▸ **Goal of the exercise**
Leave every picture out and write out the records below exactly.

▸ **Records provided**
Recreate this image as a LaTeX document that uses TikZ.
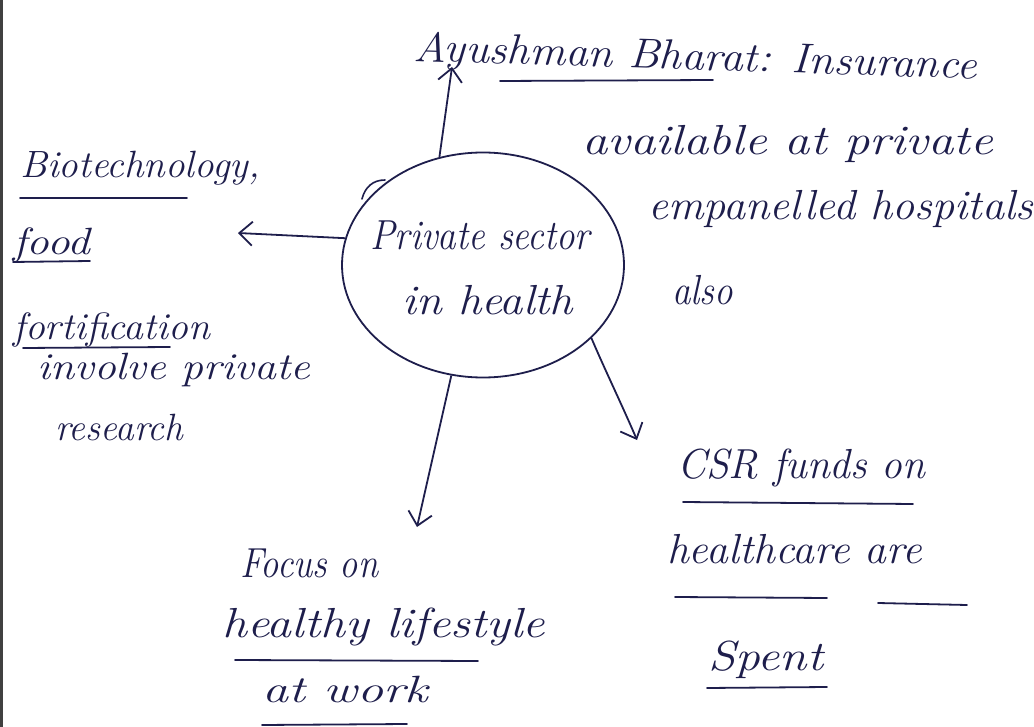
\documentclass[tikz,border=0pt]{standalone}
\usetikzlibrary{arrows.meta,shapes.geometric}
\definecolor{ink}{HTML}{1E1E4C}
\begin{document}
\begin{tikzpicture}[x=1pt,y=-1pt,
  txt/.style={anchor=base west,inner sep=0pt,text=ink,font=\fontsize{42}{46}\selectfont\itshape},
  txs/.style={txt,font=\fontsize{38}{42}\selectfont\itshape},
  ul/.style={draw=ink,line width=1.8pt,line cap=round},
  arr/.style={draw=ink,line width=1.8pt,-{Straight Barb[length=13pt,width=24pt,line width=1.8pt]}},
  hubstyle/.style={ellipse,draw=ink,line width=1.8pt,minimum width=282pt,minimum height=225pt,inner sep=0pt}]
\useasboundingbox (0,0) rectangle (1034,727);
\fill[white] (0,0) rectangle (1034,727);
\draw[line width=3pt,black!75] (1.5,0) -- (1.5,727);
% hub
\node[hubstyle] (hub) at (483,265) {};
\node[txt] (ps) at (370,250) {\resizebox{220pt}{\height}{Private sector}};
\node[txt] (ih) at (402,315) {\resizebox{171pt}{\height}{in health}};
\draw[ink,line width=1.6pt,line cap=round] (362,199) .. controls (365,187) and (373,180) .. (385,180);
% top branch
\node[txt,rotate=-1.8] (ab) at (413,61) {\resizebox{564pt}{\height}{Ayushman Bharat: Insurance}};
\node[txt] (av) at (582,155) {\resizebox{411pt}{\height}{available at private}};
\node[txt] (em) at (648,220) {\resizebox{385pt}{\height}{empanelled hospitals}};
\node[txt] (al) at (672,305) {\resizebox{61pt}{\height}{also}};
\draw[ul] (500,81) -- (713,80);
\coordinate (topend) at (452,67);
\draw[arr] (hub.112) -- (topend);
% left branch
\node[txs] (bio) at (20,178) {\resizebox{240pt}{\height}{Biotechnology,}};
\node[txs] (fo) at (13,255) {\resizebox{77pt}{\height}{food}};
\node[txs] (fort) at (13,340) {\resizebox{197pt}{\height}{fortification}};
\node[txs] (inv) at (37,380) {\resizebox{273pt}{\height}{involve private}};
\node[txs] (res) at (55,440) {\resizebox{128pt}{\height}{research}};
\draw[ul] (20,198) -- (187,198);
\draw[ul] (13,262) -- (90,261);
\draw[ul] (23,348) -- (170,347);
\coordinate (leftend) at (238,233);
\draw[arr] (hub.169) -- (leftend);
% bottom branch
\node[txt] (fc) at (240,577) {\resizebox{138pt}{\height}{Focus on}};
\node[txt] (hl) at (222,637) {\resizebox{323pt}{\height}{healthy lifestyle}};
\node[txs] (aw) at (262,702) {\resizebox{166pt}{\height}{at work}};
\draw[ul] (235,660) -- (478,661);
\draw[ul] (262,725) -- (407,724);
\coordinate (downend) at (417,527);
\draw[arr] (hub.254) -- (downend);
% right-down branch
\node[txt] (csr) at (677,478) {\resizebox{248pt}{\height}{CSR funds on}};
\node[txt] (hc) at (667,563) {\resizebox{255pt}{\height}{healthcare are}};
\node[txt] (sp) at (708,670) {\resizebox{115pt}{\height}{Spent}};
\draw[ul] (683,502) -- (913,504);
\draw[ul] (675,597) -- (827,598);
\draw[ul] (878,603) -- (967,605);
\draw[ul] (707,688) -- (827,687);
\coordinate (rightend) at (637,440);
\draw[arr] (hub.326) .. controls (605,370) and (622,405) .. (rightend);
\end{tikzpicture}
\end{document}
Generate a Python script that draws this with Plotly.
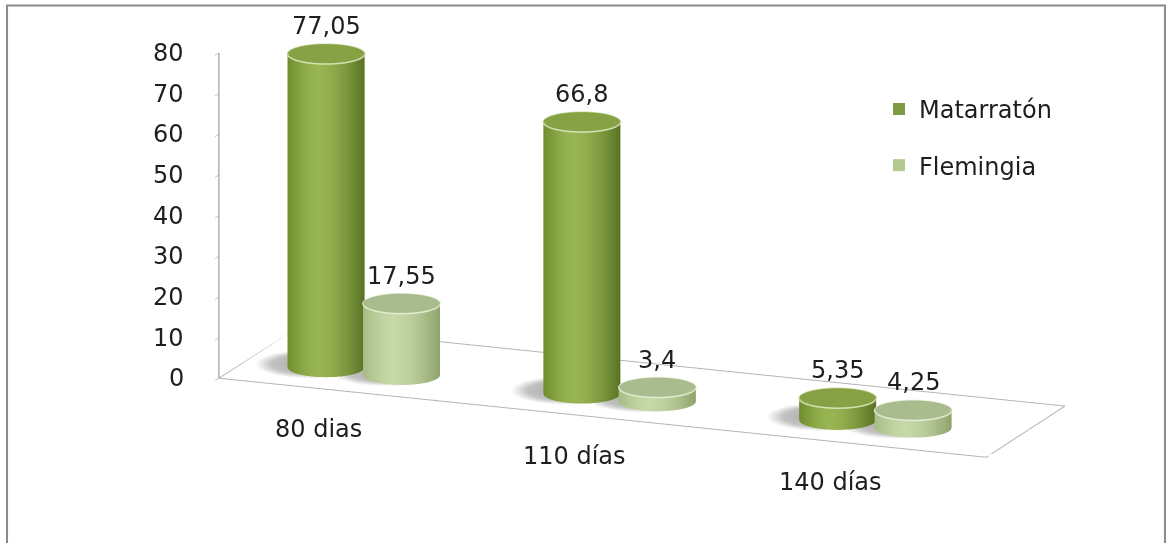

▸ **Complete response**
Recreate this image as a LaTeX document that uses TikZ.
\documentclass[tikz,border=0pt]{standalone}
\usetikzlibrary{arrows.meta,shapes.geometric}
\definecolor{ink}{HTML}{1E1E4C}
\begin{document}
\begin{tikzpicture}[x=1pt,y=-1pt,
  txt/.style={anchor=base west,inner sep=0pt,text=ink,font=\fontsize{42}{46}\selectfont\itshape},
  txs/.style={txt,font=\fontsize{38}{42}\selectfont\itshape},
  ul/.style={draw=ink,line width=1.8pt,line cap=round},
  arr/.style={draw=ink,line width=1.8pt,-{Straight Barb[length=13pt,width=24pt,line width=1.8pt]}},
  hubstyle/.style={ellipse,draw=ink,line width=1.8pt,minimum width=282pt,minimum height=225pt,inner sep=0pt}]
\useasboundingbox (0,0) rectangle (1034,727);
\fill[white] (0,0) rectangle (1034,727);
\draw[line width=3pt,black!75] (1.5,0) -- (1.5,727);
% hub
\node[hubstyle] (hub) at (483,265) {};
\node[txt] (ps) at (370,250) {\resizebox{220pt}{\height}{Private sector}};
\node[txt] (ih) at (402,315) {\resizebox{171pt}{\height}{in health}};
\draw[ink,line width=1.6pt,line cap=round] (362,199) .. controls (365,187) and (373,180) .. (385,180);
% top branch
\node[txt,rotate=-1.8] (ab) at (413,61) {\resizebox{564pt}{\height}{Ayushman Bharat: Insurance}};
\node[txt] (av) at (582,155) {\resizebox{411pt}{\height}{available at private}};
\node[txt] (em) at (648,220) {\resizebox{385pt}{\height}{empanelled hospitals}};
\node[txt] (al) at (672,305) {\resizebox{61pt}{\height}{also}};
\draw[ul] (500,81) -- (713,80);
\coordinate (topend) at (452,67);
\draw[arr] (hub.112) -- (topend);
% left branch
\node[txs] (bio) at (20,178) {\resizebox{240pt}{\height}{Biotechnology,}};
\node[txs] (fo) at (13,255) {\resizebox{77pt}{\height}{food}};
\node[txs] (fort) at (13,340) {\resizebox{197pt}{\height}{fortification}};
\node[txs] (inv) at (37,380) {\resizebox{273pt}{\height}{involve private}};
\node[txs] (res) at (55,440) {\resizebox{128pt}{\height}{research}};
\draw[ul] (20,198) -- (187,198);
\draw[ul] (13,262) -- (90,261);
\draw[ul] (23,348) -- (170,347);
\coordinate (leftend) at (238,233);
\draw[arr] (hub.169) -- (leftend);
% bottom branch
\node[txt] (fc) at (240,577) {\resizebox{138pt}{\height}{Focus on}};
\node[txt] (hl) at (222,637) {\resizebox{323pt}{\height}{healthy lifestyle}};
\node[txs] (aw) at (262,702) {\resizebox{166pt}{\height}{at work}};
\draw[ul] (235,660) -- (478,661);
\draw[ul] (262,725) -- (407,724);
\coordinate (downend) at (417,527);
\draw[arr] (hub.254) -- (downend);
% right-down branch
\node[txt] (csr) at (677,478) {\resizebox{248pt}{\height}{CSR funds on}};
\node[txt] (hc) at (667,563) {\resizebox{255pt}{\height}{healthcare are}};
\node[txt] (sp) at (708,670) {\resizebox{115pt}{\height}{Spent}};
\draw[ul] (683,502) -- (913,504);
\draw[ul] (675,597) -- (827,598);
\draw[ul] (878,603) -- (967,605);
\draw[ul] (707,688) -- (827,687);
\coordinate (rightend) at (637,440);
\draw[arr] (hub.326) .. controls (605,370) and (622,405) .. (rightend);
\end{tikzpicture}
\end{document}
Generate a Python script that draws this with Plotly.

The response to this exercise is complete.